Lata 90. są łaskawe dla Miucci. Kobiety ją kochają, pojawia się nowa linia, młodsza siostra Prady – Miu Miu (skrót od imienia projektantki). Projektantka dostrzega, że pieniądze zarobione w świecie mody może przeznaczyć na bardziej polityczne cele. Zakłada Fondazione Prada, kupuje sztukę, wspiera kobiety artystki, małe włoskie fabryki chroni przed upadkiem. Śmieje się, że na nowo wychodzą z niej poglądy z młodości. Kolejny międzynarodowy sukces zawdzięcza Umie Thurman. Aktorka pokazuje się w sukni od Prady na rozdaniu Oscarów w 1995 roku. Dla domu mody oznacza to, że także w głowach amerykanów trafił wreszcie do ligi tych najbardziej luksusowych.
Nowe millenium to dla Miucci niekończące się pasmo sukcesów. Kolekcja za kolekcją, krytycy zgodnie mówią: Prada nie ma sobie równych. Do najważniejszych należą m.in. pokaz z 1999 roku. Funkcjonalność i kobiecy charakter na zmianę się w nim przeplatały. Luźne szorty, już wtedy charakterystyczne dla marki, a z drugiej strony rozkloszowane spódnice, ale z tkanin high-tech. Kolejny zachwyt przyniosła kolekcja z 2003 roku. Chociaż Prada raczej unika mocnych wzorów, tym razem przełamała schemat. Na wybiegu oglądaliśmy wzór artysty Williama Morrisa w nowych wersjach kolorystycznych. Znów pojawiły się mocne kobiece akcenty: jedwabne spodnie i paski, ciasno przewiązane w talii. Zimą 2010 kobieta Prady znowu nosiła wzory, tym razem były jakby nabazgrane kratki. Fasony z lat 50. i 60. sprawiły, że do tej pory była to jedna z bardziej seksownych kolekcji marki, biorąc pod uwagę, że projektantka od niej stroni.

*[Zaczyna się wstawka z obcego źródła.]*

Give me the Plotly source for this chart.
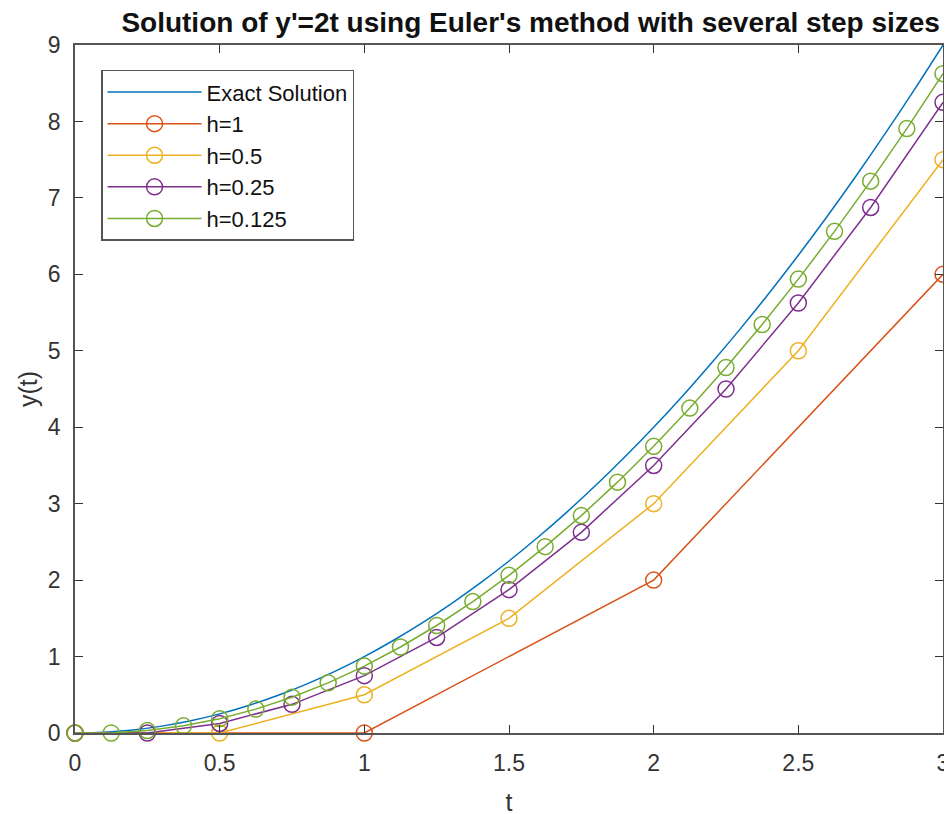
import plotly.graph_objects as go

# Exact solution y = t^2 (values listed)
t_exact = [0, 0.1, 0.2, 0.3, 0.4, 0.5, 0.6, 0.7, 0.8, 0.9, 1.0, 1.1, 1.2, 1.3, 1.4, 1.5,
           1.6, 1.7, 1.8, 1.9, 2.0, 2.1, 2.2, 2.3, 2.4, 2.5, 2.6, 2.7, 2.8, 2.9, 3.0]
y_exact = [0, 0.01, 0.04, 0.09, 0.16, 0.25, 0.36, 0.49, 0.64, 0.81, 1.0, 1.21, 1.44, 1.69,
           1.96, 2.25, 2.56, 2.89, 3.24, 3.61, 4.0, 4.41, 4.84, 5.29, 5.76, 6.25, 6.76,
           7.29, 7.84, 8.41, 9.0]

t_h1 = [0, 1, 2, 3]
y_h1 = [0, 0, 2, 6]

t_h05 = [0, 0.5, 1, 1.5, 2, 2.5, 3]
y_h05 = [0, 0, 0.5, 1.5, 3, 5, 7.5]

t_h025 = [0, 0.25, 0.5, 0.75, 1, 1.25, 1.5, 1.75, 2, 2.25, 2.5, 2.75, 3]
y_h025 = [0, 0, 0.125, 0.375, 0.75, 1.25, 1.875, 2.625, 3.5, 4.5, 5.625, 6.875, 8.25]

t_h0125 = [0, 0.125, 0.25, 0.375, 0.5, 0.625, 0.75, 0.875, 1, 1.125, 1.25, 1.375, 1.5,
           1.625, 1.75, 1.875, 2, 2.125, 2.25, 2.375, 2.5, 2.625, 2.75, 2.875, 3]
y_h0125 = [0, 0, 0.03125, 0.09375, 0.1875, 0.3125, 0.46875, 0.65625, 0.875, 1.125,
           1.40625, 1.71875, 2.0625, 2.4375, 2.84375, 3.28125, 3.75, 4.25, 4.78125,
           5.34375, 5.9375, 6.5625, 7.21875, 7.90625, 8.625]

x_ticks = [0, 0.5, 1, 1.5, 2, 2.5, 3]
x_tick_labels = ["0", "0.5", "1", "1.5", "2", "2.5", "3"]
y_ticks = [0, 1, 2, 3, 4, 5, 6, 7, 8, 9]

colors = ["#0072BD", "#D95319", "#EDB120", "#7E2F8E", "#77AC30"]
FONT = "Liberation Sans, Arial, sans-serif"

fig = go.Figure()
fig.add_trace(go.Scatter(x=t_exact, y=y_exact, mode="lines", name="Exact Solution",
                         line=dict(color=colors[0], width=1.5, shape="spline")))
series = [("h=1", t_h1, y_h1), ("h=0.5", t_h05, y_h05), ("h=0.25", t_h025, y_h025),
          ("h=0.125", t_h0125, y_h0125)]
for i, (nm, tx, ty) in enumerate(series):
    fig.add_trace(go.Scatter(x=tx, y=ty, mode="lines+markers", name=nm,
                             line=dict(color=colors[i + 1], width=1.5),
                             marker=dict(symbol="circle-open", size=16,
                                         color=colors[i + 1], line=dict(width=1.5)),
                             cliponaxis=False))

axis_common = dict(showgrid=False, zeroline=False, showline=True, mirror="allticks",
                   linecolor="#555555", linewidth=1.5, ticks="inside", ticklen=8,
                   tickwidth=1, tickcolor="#333333", automargin=False,
                   tickfont=dict(family=FONT, size=23, color="#333333"))

fig.update_layout(
    width=952, height=814,
    margin=dict(l=67, r=17, t=37, b=89),
    paper_bgcolor="white", plot_bgcolor="white",
    title=dict(text="<b>Solution of y'=2t using Euler's method with several step sizes</b>",
               x=0.549, xref="container", xanchor="center", y=0.983, yref="container",
               yanchor="middle",
               font=dict(family=FONT, size=28, color="#111111")),
    xaxis=dict(range=[0, 3], tickvals=x_ticks, ticktext=x_tick_labels,
               ticklabelstandoff=9,
               title=dict(text="t", font=dict(family=FONT, size=25, color="#333333"),
                          standoff=18),
               **axis_common),
    yaxis=dict(range=[0, 9], tickvals=y_ticks, ticklabelstandoff=8,
               title=dict(text="y(t)", font=dict(family=FONT, size=25, color="#333333"),
                          standoff=3),
               **axis_common),
    legend=dict(x=0.03, y=0.964, xanchor="left", yanchor="top",
                bgcolor="white", bordercolor="#555555", borderwidth=1.5,
                font=dict(family=FONT, size=22, color="#111111"),
                itemwidth=94),
    showlegend=True,
)

fig.write_html("out.html")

Miuccia często ma różne fascynacje, które powtarzają się co jakiś czas w jej kolekcjach.
Tak było w przypadku dwóch pokazów – na wiosnę 2007 i 2011. Chociaż motywem obu były lata 40. i afrykańskie wzory, oba mocno się od siebie różnią i udowodniają, że w przypadku Prady kreatywność nie ma granic. W pierwszej z kolekcji pokazała kolory kamieni szlachetnych – rubiny i szmaragdy. Proste sukienki przewiązywała w talii paskami w stylu safari, a modelki miały na głowie turbany. Zaledwie kilka lat później na wybiegu zobaczyliśmy współczesną wersję Poli Negri. W sukienkach w paski z obniżoną talią, w tunikach z narysowanymi małpami i futrzanymi etolami w mocnych kolorach.

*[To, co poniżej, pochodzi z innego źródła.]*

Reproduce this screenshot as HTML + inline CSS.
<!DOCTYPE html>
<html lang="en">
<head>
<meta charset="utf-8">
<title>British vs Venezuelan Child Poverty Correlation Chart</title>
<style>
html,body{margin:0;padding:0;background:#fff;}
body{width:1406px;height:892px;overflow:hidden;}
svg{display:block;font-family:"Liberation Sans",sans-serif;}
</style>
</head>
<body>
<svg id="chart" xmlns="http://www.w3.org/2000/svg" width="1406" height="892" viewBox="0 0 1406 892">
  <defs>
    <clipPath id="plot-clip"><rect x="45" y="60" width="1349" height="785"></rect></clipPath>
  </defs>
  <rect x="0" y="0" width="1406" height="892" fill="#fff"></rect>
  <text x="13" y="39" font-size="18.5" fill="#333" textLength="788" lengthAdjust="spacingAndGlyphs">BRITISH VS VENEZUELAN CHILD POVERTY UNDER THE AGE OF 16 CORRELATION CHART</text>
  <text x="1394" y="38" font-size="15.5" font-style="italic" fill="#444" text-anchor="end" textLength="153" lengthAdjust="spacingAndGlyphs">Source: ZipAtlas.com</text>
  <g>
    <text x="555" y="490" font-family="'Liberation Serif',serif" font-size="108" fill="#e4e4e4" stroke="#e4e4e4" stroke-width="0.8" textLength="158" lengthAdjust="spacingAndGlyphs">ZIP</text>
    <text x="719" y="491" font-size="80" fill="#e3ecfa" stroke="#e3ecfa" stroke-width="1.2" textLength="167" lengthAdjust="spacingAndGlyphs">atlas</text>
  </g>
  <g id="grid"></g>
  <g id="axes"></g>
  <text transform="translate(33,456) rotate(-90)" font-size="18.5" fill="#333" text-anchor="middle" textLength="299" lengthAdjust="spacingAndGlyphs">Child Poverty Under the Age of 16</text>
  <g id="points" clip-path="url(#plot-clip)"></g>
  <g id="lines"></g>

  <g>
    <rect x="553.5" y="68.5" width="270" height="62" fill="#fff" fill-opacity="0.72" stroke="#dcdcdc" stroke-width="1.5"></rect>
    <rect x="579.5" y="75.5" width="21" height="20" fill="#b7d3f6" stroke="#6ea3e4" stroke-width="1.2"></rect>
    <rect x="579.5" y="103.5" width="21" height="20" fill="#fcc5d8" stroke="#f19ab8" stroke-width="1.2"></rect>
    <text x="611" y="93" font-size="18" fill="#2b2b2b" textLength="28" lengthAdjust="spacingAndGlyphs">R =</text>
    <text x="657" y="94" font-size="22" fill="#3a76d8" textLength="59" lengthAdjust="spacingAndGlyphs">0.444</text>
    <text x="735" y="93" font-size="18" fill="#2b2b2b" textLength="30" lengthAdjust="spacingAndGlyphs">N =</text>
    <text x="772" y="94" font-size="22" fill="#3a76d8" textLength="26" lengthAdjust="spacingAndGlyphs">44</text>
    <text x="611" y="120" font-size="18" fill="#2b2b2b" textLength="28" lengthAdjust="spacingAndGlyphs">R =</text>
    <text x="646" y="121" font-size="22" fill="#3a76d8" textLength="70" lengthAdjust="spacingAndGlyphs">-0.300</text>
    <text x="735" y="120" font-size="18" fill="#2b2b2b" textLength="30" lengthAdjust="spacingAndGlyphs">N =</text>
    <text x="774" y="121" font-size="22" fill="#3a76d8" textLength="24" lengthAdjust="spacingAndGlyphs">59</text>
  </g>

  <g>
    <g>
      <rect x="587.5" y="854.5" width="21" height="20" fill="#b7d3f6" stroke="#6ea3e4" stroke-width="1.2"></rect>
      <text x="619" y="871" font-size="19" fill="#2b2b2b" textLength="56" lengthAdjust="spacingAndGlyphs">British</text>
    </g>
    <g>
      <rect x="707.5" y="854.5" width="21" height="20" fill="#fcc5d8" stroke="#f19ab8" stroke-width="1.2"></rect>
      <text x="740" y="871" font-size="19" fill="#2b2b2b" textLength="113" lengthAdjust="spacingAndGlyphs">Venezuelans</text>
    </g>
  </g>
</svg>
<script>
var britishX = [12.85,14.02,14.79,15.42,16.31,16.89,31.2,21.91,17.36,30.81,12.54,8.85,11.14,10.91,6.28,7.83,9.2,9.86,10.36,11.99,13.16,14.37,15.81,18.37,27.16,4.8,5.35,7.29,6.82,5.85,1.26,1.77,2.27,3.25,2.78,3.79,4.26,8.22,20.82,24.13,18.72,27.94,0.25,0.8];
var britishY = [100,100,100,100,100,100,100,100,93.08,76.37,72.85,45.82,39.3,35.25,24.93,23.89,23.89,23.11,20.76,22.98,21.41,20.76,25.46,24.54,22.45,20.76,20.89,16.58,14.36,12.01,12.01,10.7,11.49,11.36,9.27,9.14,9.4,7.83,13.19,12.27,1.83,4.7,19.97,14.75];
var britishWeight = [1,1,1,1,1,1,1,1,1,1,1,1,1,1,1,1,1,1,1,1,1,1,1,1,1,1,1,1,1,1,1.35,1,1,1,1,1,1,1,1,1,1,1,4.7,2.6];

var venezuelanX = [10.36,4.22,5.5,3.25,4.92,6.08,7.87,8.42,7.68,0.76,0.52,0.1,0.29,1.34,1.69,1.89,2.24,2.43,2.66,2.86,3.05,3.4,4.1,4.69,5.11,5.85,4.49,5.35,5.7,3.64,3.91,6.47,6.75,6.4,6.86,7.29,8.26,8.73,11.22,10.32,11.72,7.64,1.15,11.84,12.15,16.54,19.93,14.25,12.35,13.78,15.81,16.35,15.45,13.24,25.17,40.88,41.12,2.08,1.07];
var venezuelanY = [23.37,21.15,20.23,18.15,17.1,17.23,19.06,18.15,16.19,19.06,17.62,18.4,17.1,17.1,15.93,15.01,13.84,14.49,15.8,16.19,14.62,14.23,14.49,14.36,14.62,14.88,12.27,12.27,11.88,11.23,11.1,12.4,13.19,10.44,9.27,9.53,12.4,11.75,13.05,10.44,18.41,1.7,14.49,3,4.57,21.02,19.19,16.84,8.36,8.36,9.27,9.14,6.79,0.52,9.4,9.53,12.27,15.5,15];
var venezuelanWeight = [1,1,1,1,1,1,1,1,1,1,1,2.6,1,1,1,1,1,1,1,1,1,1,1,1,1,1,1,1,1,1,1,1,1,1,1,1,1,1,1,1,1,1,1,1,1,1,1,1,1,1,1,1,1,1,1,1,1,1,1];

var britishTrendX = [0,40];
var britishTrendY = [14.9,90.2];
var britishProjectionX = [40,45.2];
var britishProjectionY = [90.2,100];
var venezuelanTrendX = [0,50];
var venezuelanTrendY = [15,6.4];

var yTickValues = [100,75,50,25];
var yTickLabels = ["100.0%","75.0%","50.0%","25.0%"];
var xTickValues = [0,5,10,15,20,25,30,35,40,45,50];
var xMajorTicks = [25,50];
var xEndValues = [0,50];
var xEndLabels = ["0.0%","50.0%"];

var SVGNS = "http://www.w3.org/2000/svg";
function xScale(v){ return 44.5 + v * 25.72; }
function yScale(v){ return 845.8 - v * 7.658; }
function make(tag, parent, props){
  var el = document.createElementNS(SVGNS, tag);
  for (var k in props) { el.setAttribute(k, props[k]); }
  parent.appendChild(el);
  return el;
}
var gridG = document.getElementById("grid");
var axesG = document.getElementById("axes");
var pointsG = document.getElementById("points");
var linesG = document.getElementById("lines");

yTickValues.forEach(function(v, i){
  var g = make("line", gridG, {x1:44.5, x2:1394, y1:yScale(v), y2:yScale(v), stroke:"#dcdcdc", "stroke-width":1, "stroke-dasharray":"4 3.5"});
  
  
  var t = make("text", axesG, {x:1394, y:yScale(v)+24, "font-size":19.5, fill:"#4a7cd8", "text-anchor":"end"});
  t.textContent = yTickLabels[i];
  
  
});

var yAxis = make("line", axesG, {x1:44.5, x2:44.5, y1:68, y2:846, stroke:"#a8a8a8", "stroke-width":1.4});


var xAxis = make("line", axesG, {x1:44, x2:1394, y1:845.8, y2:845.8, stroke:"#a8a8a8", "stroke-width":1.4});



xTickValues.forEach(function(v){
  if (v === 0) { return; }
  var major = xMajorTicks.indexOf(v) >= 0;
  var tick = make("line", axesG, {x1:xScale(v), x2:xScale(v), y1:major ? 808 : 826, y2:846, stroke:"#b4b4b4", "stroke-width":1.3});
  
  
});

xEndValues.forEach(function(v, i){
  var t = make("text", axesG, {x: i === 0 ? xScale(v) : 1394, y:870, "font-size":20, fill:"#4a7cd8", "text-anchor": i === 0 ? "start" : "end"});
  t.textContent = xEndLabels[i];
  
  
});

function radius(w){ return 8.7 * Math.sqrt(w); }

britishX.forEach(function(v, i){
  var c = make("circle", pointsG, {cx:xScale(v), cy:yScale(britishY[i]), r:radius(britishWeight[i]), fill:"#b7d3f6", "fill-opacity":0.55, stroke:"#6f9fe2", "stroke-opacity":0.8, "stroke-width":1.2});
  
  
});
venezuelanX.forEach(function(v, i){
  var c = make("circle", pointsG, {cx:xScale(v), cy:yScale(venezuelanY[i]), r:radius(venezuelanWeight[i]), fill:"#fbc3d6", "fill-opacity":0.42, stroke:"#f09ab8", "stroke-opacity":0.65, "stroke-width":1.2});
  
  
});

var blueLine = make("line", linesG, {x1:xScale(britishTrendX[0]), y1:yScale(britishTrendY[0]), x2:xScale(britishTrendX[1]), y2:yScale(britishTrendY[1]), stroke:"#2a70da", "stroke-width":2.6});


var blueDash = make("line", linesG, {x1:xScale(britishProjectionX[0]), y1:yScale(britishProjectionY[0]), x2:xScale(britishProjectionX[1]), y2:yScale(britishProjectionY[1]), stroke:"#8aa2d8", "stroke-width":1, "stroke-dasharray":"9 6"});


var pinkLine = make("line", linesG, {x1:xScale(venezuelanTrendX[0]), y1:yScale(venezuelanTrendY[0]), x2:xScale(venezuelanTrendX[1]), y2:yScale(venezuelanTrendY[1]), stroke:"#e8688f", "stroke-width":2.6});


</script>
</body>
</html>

Latem 2012 za namową Prady kobiety nosiły delikatne pastele inspirowane retro samochodami. Najbardziej dziewczęca ze wszystkich kolekcji Włoszki, znów była sprzedażowym hitem. Miuccia często przyznaje, że nie ma szczególnej ikony mody, którą się inspiruje. Jej kobieta to przypadkowo zaobserwowana kobieta, która po prostu świetnie wygląda, bo czuje się dobrze w tym co nosi. Takie podejście wymieszane z niezwykłą kreatywnością może być właśnie tajemnicą do sukcesu Prady.